I tend toward letting my players notice stuff. If the player notices, so does the character. If the passive perception is high enough, I’ll call for a roll. A player can choose to roll with or without getting a hint from passive. It’s still possible to miss the thing, but it’s less frequent. Players, myself included, are pretty dense when it comes to hints, and the game is more interesting when players have the chance to meaningfully engage with obstacles rather than being blindsided by them. Just my 2 cents.

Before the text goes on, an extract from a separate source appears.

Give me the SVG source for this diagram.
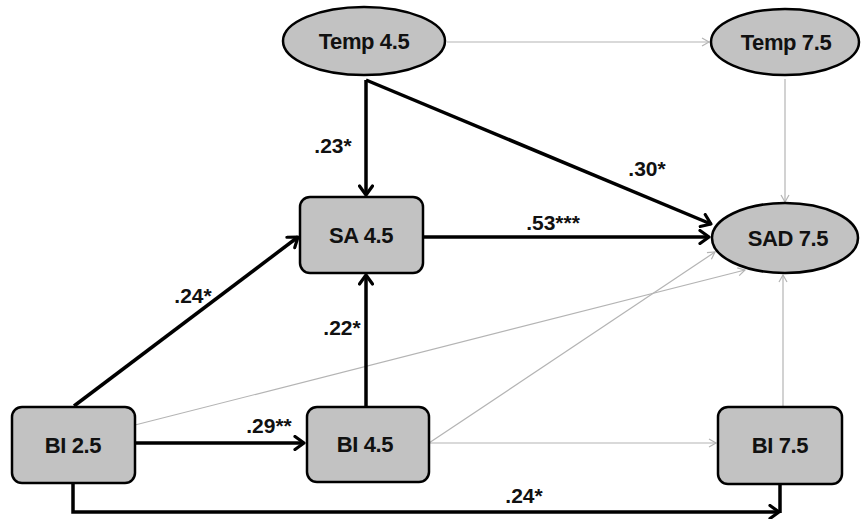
<svg xmlns="http://www.w3.org/2000/svg" width="861" height="519" viewBox="0 0 861 519">
  <style>
    .node { fill: #c2c2c2; stroke: #000; stroke-width: 2.5; }
    .nt { font-family: "Liberation Sans", Arial, sans-serif; font-weight: bold; font-size: 22px; letter-spacing: -0.4px; text-anchor: middle; fill: #111; }
    .lbl { font-family: "Liberation Sans", Arial, sans-serif; font-weight: bold; font-size: 21px; text-anchor: middle; fill: #111; }
    .thick { fill: none; stroke: #000; stroke-width: 3.5; }
    .thin { fill: none; stroke: #b4b4b4; stroke-width: 1.2; }
  </style>
  <defs>
    <marker id="ah" markerUnits="userSpaceOnUse" viewBox="0 0 16 16" markerWidth="16" markerHeight="16" refX="13" refY="8" orient="auto">
      <path d="M4,1.5 L13,8 L4,14.5" fill="none" stroke="#000" stroke-width="3.2" stroke-linecap="round" stroke-linejoin="round"/>
    </marker>
    <marker id="ahg" markerUnits="userSpaceOnUse" viewBox="0 0 12 12" markerWidth="12" markerHeight="12" refX="10" refY="6" orient="auto">
      <path d="M3,2 L10,6 L3,10" fill="none" stroke="#b4b4b4" stroke-width="1.2"/>
    </marker>
  </defs>

  <g id="connectors">
    <path class="thin" d="M447,42 H709" marker-end="url(#ahg)"/>
    <path class="thin" d="M785,79 V202" marker-end="url(#ahg)"/>
    <path class="thin" d="M135,425 L745,270" marker-end="url(#ahg)"/>
    <path class="thin" d="M429,443 L715,252" marker-end="url(#ahg)"/>
    <path class="thin" d="M429,443 H716" marker-end="url(#ahg)"/>
    <path class="thin" d="M783,406 V275" marker-end="url(#ahg)"/>

    <path class="thick" d="M366,80 V195" marker-end="url(#ah)"/>
    <path class="thick" d="M366,80 L711,224" marker-end="url(#ah)"/>
    <path class="thick" d="M423,237 H709" marker-end="url(#ah)"/>
    <path class="thick" d="M74,406 L298,237" marker-end="url(#ah)"/>
    <path class="thick" d="M366,407 V275" marker-end="url(#ah)"/>
    <path class="thick" d="M135,443 H304" marker-end="url(#ah)"/>
    <path class="thick" d="M73,483 V512 H779" marker-end="url(#ah)"/>
    <path class="thick" d="M780,484 V513"/>

    <text class="lbl" x="333" y="153">.23*</text>
    <text class="lbl" x="647" y="176">.30*</text>
    <text class="lbl" x="553" y="230">.53***</text>
    <text class="lbl" x="193" y="303">.24*</text>
    <text class="lbl" x="342" y="335">.22*</text>
    <text class="lbl" x="269" y="433">.29**</text>
    <text class="lbl" x="524" y="503">.24*</text>
  </g>

  <g id="temp45">
    <ellipse class="node" cx="364" cy="41" rx="81" ry="34"/>
    <text class="nt" x="364" y="49">Temp 4.5</text>
  </g>
  <g id="temp75">
    <ellipse class="node" cx="785" cy="42" rx="74" ry="33"/>
    <text class="nt" x="786" y="50">Temp 7.5</text>
  </g>
  <g id="sad75">
    <ellipse class="node" cx="785" cy="238" rx="73" ry="35"/>
    <text class="nt" x="788" y="246">SAD 7.5</text>
  </g>
  <g id="sa45">
    <rect class="node" x="300" y="197" width="123" height="76" rx="10"/>
    <text class="nt" x="361" y="243">SA 4.5</text>
  </g>
  <g id="bi25">
    <rect class="node" x="12" y="407" width="123" height="76" rx="10"/>
    <text class="nt" x="73" y="453">BI 2.5</text>
  </g>
  <g id="bi45">
    <rect class="node" x="307" y="407" width="122" height="75" rx="10"/>
    <text class="nt" x="365" y="452">BI 4.5</text>
  </g>
  <g id="bi75">
    <rect class="node" x="718" y="407" width="124" height="77" rx="10"/>
    <text class="nt" x="780" y="453">BI 7.5</text>
  </g>
</svg>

One of my groups once all spent the night at a friends place, playing both days we were there. Roughly 4 or so hours of which were us just walking around an ever changing landscape, making perception checks and insight checks to no avail. Until I finally broke character with my barbarian and voiced a concern I had had for some time out loud, in-character “Guys, are we in a dream”.
Which was all the GM needed us to say, before he revealed that yes, we were in a dream, and now we could actually move onto the fun part (Well, it was a giant mess of a part, but it beat walking around a lava-lamp). We were given no clues, our skill checks and spells were useless and it relied entirely on us having our characters voice what was an in-universe nonsensical idea.
We were actively seeking a solution and trying to search for clues and ways out, but because we didn´t say the exact magic words the GM wanted to hear, we were forced to wander around there for way too long.
The GM had a habit of doing this. He also had a tendency to make every conversation we had with an NPC feel like we were pulling teeth out, just trying to get a scrap of information. Even the ones that should by all accounts be friendly towards us.
I will say, I learnt a lot about GM´ing and communication from that guy.